Hey All,

I see this opportunity to rename these things to be what they in plain, 
descriptive language. Since we will rarely have as many people together 
considering this change, I find it useful to think what we would have named 
these things from the beginning and then consider if our naming could be 
more clear.

I also found the term master odd when I first started using git. It didn't 
map to anything or have an analogy that I found useful.
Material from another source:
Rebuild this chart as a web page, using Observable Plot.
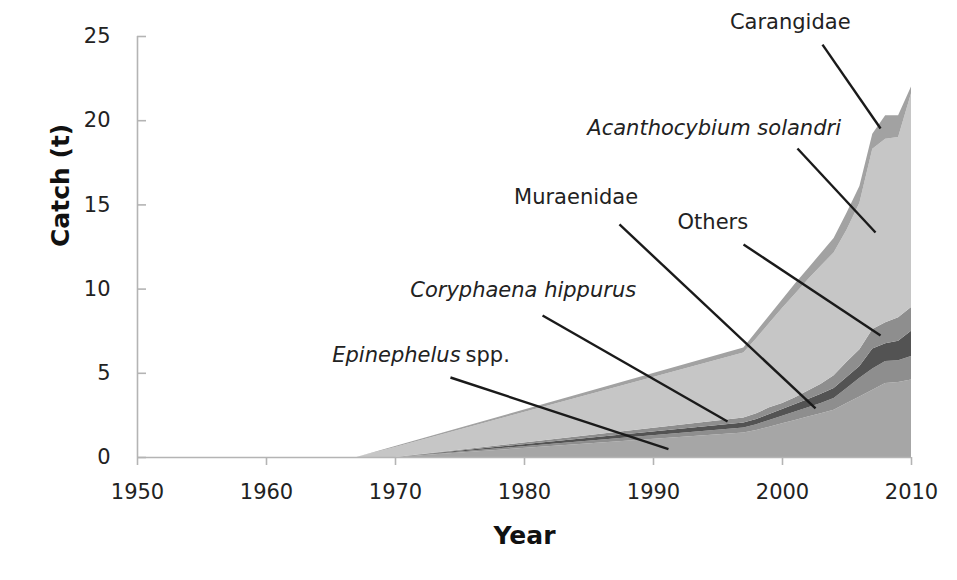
<!DOCTYPE html>
<html>
<head>
<meta charset="utf-8">
<script src="https://cdn.jsdelivr.net/npm/d3@7"></script>
<script src="https://cdn.jsdelivr.net/npm/@observablehq/plot@0.6"></script>
<style>
  html, body { margin: 0; padding: 0; background: #ffffff; }
  #chart { width: 957px; height: 580px; }
</style>
</head>
<body>
<div id="chart"></div>
<script>
// ---- data ----
const years = [1967, 1970, 1997, 1998, 1999, 2000, 2001, 2002, 2003, 2004, 2005, 2006, 2007, 2008, 2009, 2010];
const epinephelus   = [0, 0,    1.45, 1.6,  1.8,  2.0,  2.2,  2.4,  2.6,  2.8,  3.2,  3.6,  4.0,  4.4,  4.45, 4.6];
const coryphaena    = [0, 0,    0.3,  0.35, 0.4,  0.45, 0.5,  0.55, 0.6,  0.7,  0.9,  1.1,  1.25, 1.3,  1.3,  1.4];
const muraenidae    = [0, 0,    0.3,  0.3,  0.35, 0.4,  0.45, 0.5,  0.55, 0.6,  0.65, 0.7,  1.2,  1.05, 1.15, 1.5];
const others        = [0, 0,    0.3,  0.35, 0.4,  0.35, 0.4,  0.5,  0.6,  0.75, 0.9,  1.0,  1.15, 1.25, 1.4,  1.4];
const acanthocybium = [0, 0.6,  3.85, 4.45, 5.0,  5.65, 6.15, 6.6,  7.0,  7.3,  7.85, 8.7,  10.7, 10.9, 10.7, 12.7];
const carangidae    = [0, 0.05, 0.3,  0.4,  0.45, 0.5,  0.6,  0.65, 0.75, 0.85, 1.0,  1.0,  0.9,  1.4,  1.3,  0.4];

const species = ["Epinephelus spp.", "Coryphaena hippurus", "Muraenidae", "Others", "Acanthocybium solandri", "Carangidae"];
const seriesValues = [epinephelus, coryphaena, muraenidae, others, acanthocybium, carangidae];
const speciesColors = ["#a6a6a6", "#8e8e8e", "#535353", "#8e8e8e", "#c6c6c6", "#a2a2a2"];

const xTicks = [1950, 1960, 1970, 1980, 1990, 2000, 2010];
const yTicks = [0, 5, 10, 15, 20, 25];

// annotation labels (data coordinates: year, catch)
const labelText   = ["Carangidae", "Acanthocybium solandri", "Muraenidae", "Others", "Coryphaena hippurus"];
const labelItalic = [false, true, false, false, true];
const labelYear   = [2000.6, 1994.7, 1984.0, 1994.6, 1979.9];
const labelCatch  = [25.83, 19.54, 15.44, 13.95, 9.92];
const epiLabelYear = 1975.2, epiLabelCatch = 6.06;

// leader lines (data coordinates)
const leaderYear1  = [2003.1, 2001.16, 1987.36, 1996.98, 1981.40, 1974.26];
const leaderCatch1 = [24.52, 18.35, 13.84, 12.65, 8.43, 4.75];
const leaderYear2  = [2007.6, 2007.21, 2002.56, 2007.60, 1995.74, 1991.16];
const leaderCatch2 = [19.54, 13.36, 2.91, 7.24, 2.14, 0.50];

// ---- build tables ----
const rows = [];
years.forEach((yr, i) => {
  species.forEach((s, k) => rows.push({year: yr, species: s, catch: seriesValues[k][i]}));
});
const labels = labelText.map((t, i) => ({text: t, italic: labelItalic[i], year: labelYear[i], catch: labelCatch[i]}));
const leaders = leaderYear1.map((_, i) => ({x1: leaderYear1[i], y1: leaderCatch1[i], x2: leaderYear2[i], y2: leaderCatch2[i]}));

const axisGray = "#b4b4b4";
const textColor = "#222222";

const chart = Plot.plot({
  width: 957,
  height: 580,
  marginLeft: 137,
  marginRight: 46,
  marginTop: 36,
  marginBottom: 123,
  style: {fontFamily: "'DejaVu Sans', Verdana, sans-serif", fontSize: "21px", background: "#ffffff", overflow: "visible"},
  x: {domain: [1950, 2010]},
  y: {domain: [0, 25]},
  color: {domain: species, range: speciesColors},
  marks: [
    Plot.areaY(rows, {x: "year", y: "catch", fill: "species", order: species, curve: "linear"}),
    Plot.ruleX([1950], {y1: 0, y2: 25, stroke: axisGray, strokeWidth: 1.6}),
    Plot.ruleY([0], {stroke: axisGray, strokeWidth: 1.6}),
    Plot.axisX({ticks: xTicks, tickFormat: d => String(d), tickSize: 8, tickPadding: 19, stroke: axisGray, strokeWidth: 1.6, fill: textColor, fontSize: 21, label: null}),
    Plot.axisY({ticks: yTicks, tickSize: 0, tickPadding: 27, fill: textColor, fontSize: 21, label: null}),
    Plot.axisY({ticks: yTicks, tickSize: 9, dx: 9, tickFormat: () => "", stroke: axisGray, strokeWidth: 1.6, label: null}),
    Plot.text(["Year"], {frameAnchor: "bottom", dy: 78, fontWeight: "bold", fontSize: 25, fill: "#111", lineAnchor: "middle"}),
    Plot.text(["Catch (t)"], {frameAnchor: "left", dx: -77, rotate: -90, fontWeight: "bold", fontSize: 25, fill: "#111", lineAnchor: "middle"}),
    Plot.link(leaders, {x1: "x1", y1: "y1", x2: "x2", y2: "y2", stroke: "#1a1a1a", strokeWidth: 2.4}),
    Plot.text(labels.filter(d => !d.italic), {x: "year", y: "catch", text: "text", fill: textColor, fontSize: 21, lineAnchor: "middle"}),
    Plot.text(labels.filter(d => d.italic), {x: "year", y: "catch", text: "text", fill: textColor, fontSize: 21, fontStyle: "italic", lineAnchor: "middle"}),
    Plot.text([{t: "Epinephelus"}], {x: () => epiLabelYear, y: () => epiLabelCatch, text: "t", textAnchor: "end", dx: -2, fontStyle: "italic", fill: textColor, fontSize: 21, lineAnchor: "middle"}),
    Plot.text([{t: "spp."}], {x: () => epiLabelYear, y: () => epiLabelCatch, text: "t", textAnchor: "start", dx: 3, fill: textColor, fontSize: 21, lineAnchor: "middle"})
  ]
});
document.getElementById("chart").appendChild(chart);
</script>
</body>
</html>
If we switched to 
main/trunk or whatever Github decides on, I don't much care what the new 
name scheme is. 

Further, I find the allow/deny, accept/block for lists of things as far 
more descriptive.

Some elaboration: when I first came into professional technical circles, I 
found the tendency to use color as a short-cut for culturally accepted 
meaning to be potentially confusing to those from other cultures.  
White/black, red/green/yellow may have received _technical_ meanings from 
the last 50-60 years or so from the American-centric culture, and I speak 
ignorantly, since I'm an American, but I don't know if I can assume that 
other cultures do the same. 

Robert Roskam



On Monday, June 15, 2020 at 12:28:23 PM UTC-4, Tom Carrick wrote:
>
> This ticket was closed wontfix 
> <https://code.djangoproject.com/ticket/31670#ticket> as requiring a 
> discussion here.
>
> David Smith mentioned this Tox issue 
> <https://github.com/tox-dev/tox/issues/1491> stating it had been closed, 
> but to me it seems like it hasn't been closed (maybe there's something I 
> can't see) and apparently a PR would be accepted to add aliases at the 
> least (this is more recent than the comment on the Django ticket).
>
> My impetus to bring this up mostly comes from reading this ZDNet article 
> <https://www.zdnet.com/article/github-to-replace-master-with-alternative-term-to-avoid-slavery-references/>
>  
> - it seems like Google have already made moves in this direction and GitHub 
> is also planning to. Usually Django is somewhere near the front for these 
> types of changes.
>
> I'm leaning towards renaming the master branch and wherever else we use 
> that terminology, but I'm less sure about black/whitelist, though right now 
> it seems more positive than negative. Most arguments against use some kind 
> of etymological argument, but I don't think debates about historical terms 
> are as interesting as how they affect people in the here and now.
>
> I don't think there is an easy answer here, and I open this can of worms 
> somewhat reluctantly. I do think Luke is correct that we should be 
> concerned with our credibility if we wrongly change this, but I'm also 
> worried about our credibility if we don't.